The bons boast culinary industry bonafides: they’ve won plaudits at Martha Stewart’s American Made awards, the Forbes Under 30 Summit, and were named by Bloomberg Pursuits as some of the world’s best chocolate.

It’s a level of success that confounds her, she says. And were it not for a few fateful turns — including one that ended in a taxi-cab accident — Bon Bon Bon and its whimsical treats might not even exist.

“We started Bon Bon Bon on $32,000 that I had gotten from a taxi accident on the way home from a chocolate show. To me it was dirty money; I wish that accident had never happened,” she says. And, because of that, she was willing to be really risky with it. 

“When you have a whole bunch of smart, rich, old white dudes tell you your idea is not good, you’re kind of like, ‘Okay, I’ll try it anyway,” she says. 

After an outside investor balked at Clark’s plans to open in Detroit — he wanted her in a major market; she, after traveling to 16 countries in eight years to study chocolate, was ready to be home, near family — Clark bootstrapped the business, and planned to make it wholesale, selling to hotels and businesses in Michigan. 

But then, after she opened, neighbors starting coming by for some chocolate. Clark, of course, would oblige. Then they’d bring their friends. And then one day that summer, she opened the doors of the shop to a line of people stretching around the corner.

“We ended up selling everything we expected to sell for retail that day. People kept showing up and we didn't want to say no. It’s been pretty much like that ever since,” she says.

It’s also part of why Clark doesn’t dream of leaving her home base in Hamtramck (a subset of Detroit).

“Hamtramck is like a starter community. Once people find success they leave and they’ll go to northern suburbs or someplace that has a lot of money,” she explains. “We are not going to do that. It’s the community that raised us. We joke, it takes a village to raise a chocolate shop… Our neighbors come and bring us spaghetti during busy season.”

Clark modestly refers to Bon Bon Bon a “tiny” shop in a “small” town. And in some ways, it is. But in other ways — the ways that have become increasingly important in the environment that is 2017 — it’s much more.

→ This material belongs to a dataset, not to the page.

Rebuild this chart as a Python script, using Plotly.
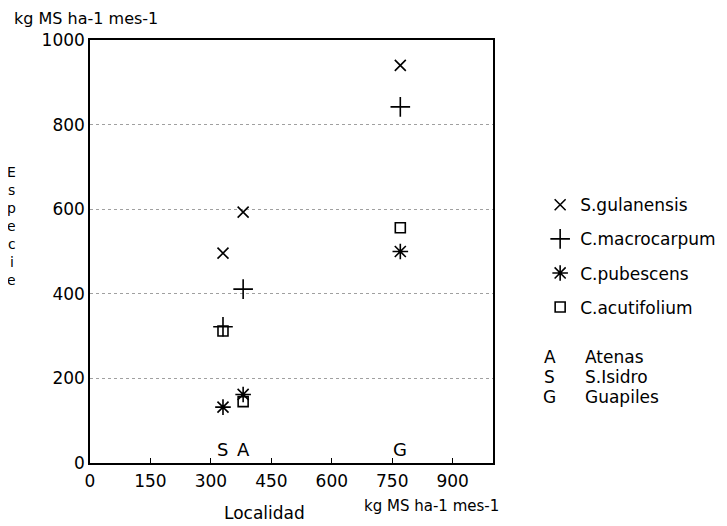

“Being a chocolatier is kind of funny; on the spectrum of bartender to jeweler you’re somewhere in the middle. You have these really personal ties to your customers because you’re there for moments in their life that are uniquely important to them,” she says. “You’re there from the first date to doing their wedding to helping them say they’re sorry. It’s a really cool role to get to play in a community and it’s even more interesting when you get to play it with a large community like with the rest of the country.”